Friday 24 May 2019

To stay or go -- ex-minister now at third crossroads in career

Donal O'Donovan

Donal O'Donovan

MASSIVE personal debts have left Ivan Yates trapped between the devil and the deep blue sea.

Yesterday, the former political heavyweight brought the curtain down on the ruins of his business empire.

The chain of 47 betting shops is now gone, just like the electoral successes that preceded them.

In fact, the one thing we know for certain is that Mr Yates's career as a bookmaker is over.

Now aged 52, the next few years are likely to be the hardest in his career so far, because this time it's personal. Following the collapse of the business, the threat of bankruptcy hangs heavily over the former minister. It means he is at a career crossroads for the third time.

The first was his decision to enter politics despite not having a family background in any party. Youthful enthusiasm got him elected as a TD aged just 21, in 1981.

In the early years, Mr Yates shared an office with another young TD, Enda Kenny. The Mayo man is eight years older than Mr Yates and had also entered the Dail as a 20-something.

But success came faster for the Wexford TD, at least initially.

Mr Yates was promoted to the Fine Gael front bench in 1988, before his 30th birthday, during a period in opposition. When the party returned to government in 1994 he was made agriculture minister, serving under John Bruton from 1994 to 1997.

It was seen as a particularly prestigious portfolio for a rural TD in a government led by a farmer.

In many ways, agriculture was a "good news" posting, because at the time Ireland was on the receiving end of huge EU support for farming. The BSE or "mad cow disease" crisis tested Mr Yates, but he was seen by his peers as coming away from the department with an enhanced reputation.

He left politics in 2001 rather than face a second term in opposition -- and to concentrate on the bookmaker business established by his wife Deirdre in 1987.

It was a fateful decision: a high media profile and huge ambition helped it expand to a peak of 67 shops. But it was too much too soon for a business about to experience a huge shift to the internet, and in a country on the edge of an economic precipice.

The betting shops are closed, or have been sold, and the threat of bankruptcy has prompted Mr Yates to openly consider leaving the country. He can walk clear of his debts in little over a year if he settles in the UK and is declared bankrupt there. He could then return to Ireland debt-free.

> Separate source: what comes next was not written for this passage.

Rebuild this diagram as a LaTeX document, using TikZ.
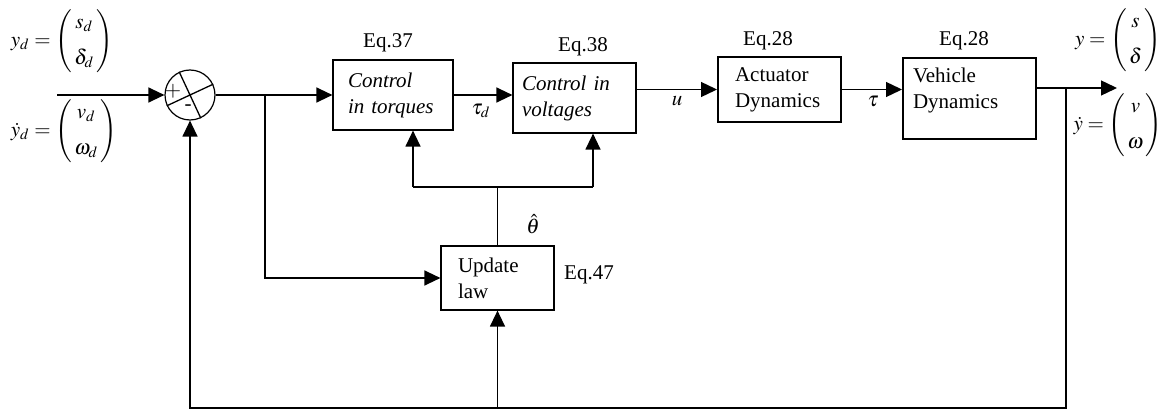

But going abroad will jeopardise the media career he has built up in recent years -- including regular slots with Newstalk and a column with the Irish Examiner, as well as gigs on the lucrative after-dinner speech circuit.

If he stays in Ireland, the alternatives are grim. An Irish bankruptcy process will drag on for 12 years and he'll be on the threshold of retirement before he emerges with a clean bill of financial health.

He could still avoid bankruptcy altogether, if he cuts a deal with main creditor AIB. It wants control of his earnings for the next 10 years, plus all of his assets. It's his call.